The judges said: "The new engine production facility has specialist equipment, engine assembly, offices and ancillary facilities.

"Part of the wider i54 regeneration, JLR's new facility is contributing to the area's wider regeneration through the engagement with the local community during the planning process, engagement with local schools and significantly impacting the area's growth prospects through the creation of approximately 1,400 jobs."

It is one of four winners at the awards hosted by architect George Clarke – best known as presenter of Channel 4's Restoration Man - that will now go on to take part in the national RICS awards later this year.

One of the other four - winner of the Design Through Innovation award as well as the evening's blue ribbon project of the year title – was the Library of Birmingham.

Built by Wolverhampton construction group Carillion, the library triumphed over what the 16-strong panel of judges said was an exceptionally strong field of entries.

John Sharpe, chairman of the awards; judging panel, said: "The Library of Birmingham is a more than deserving winner of the RICS West Midlands Awards project of the year 2014. It absolutely embodies the values that the judges look for in a development – it serves its users in a way that few other projects could and since opening, has proven itself at the heart of the community.

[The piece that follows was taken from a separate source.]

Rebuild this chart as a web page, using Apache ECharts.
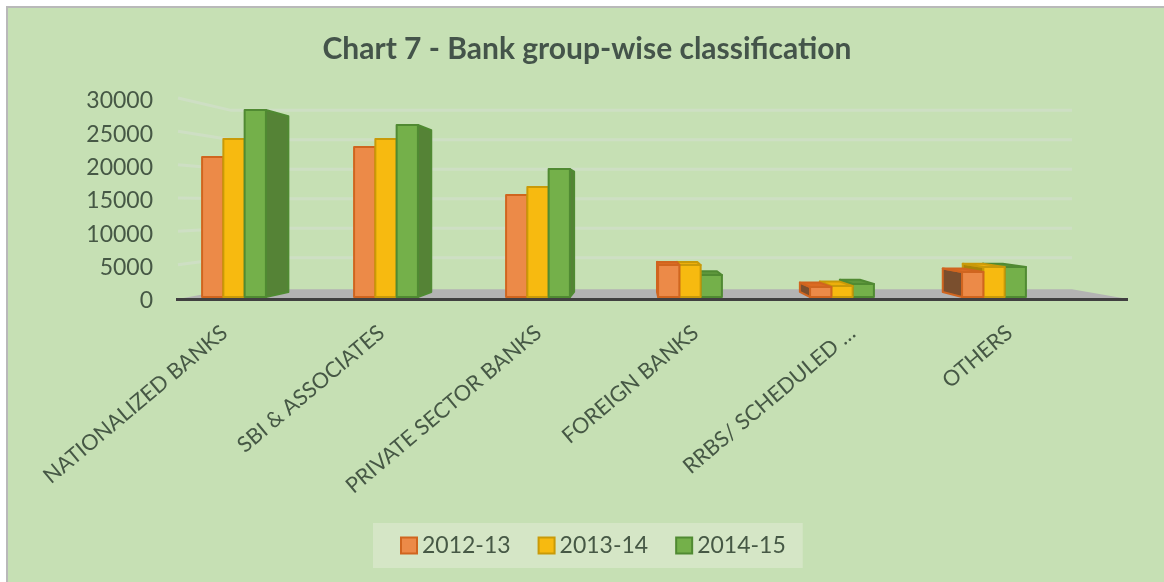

"All the judges were unanimous in selecting The Library of Birmingham as project of the year because it is an iconic landmark building which makes a bold statement about Birmingham's confidence in itself as a world city. Designed by a Dutch architect and built under a lasting collaborative partnership agreement between Birmingham City Council and Carillion, it is an impressive building inside and out which provides a fantastic facility for Birmingham and the West Midlands."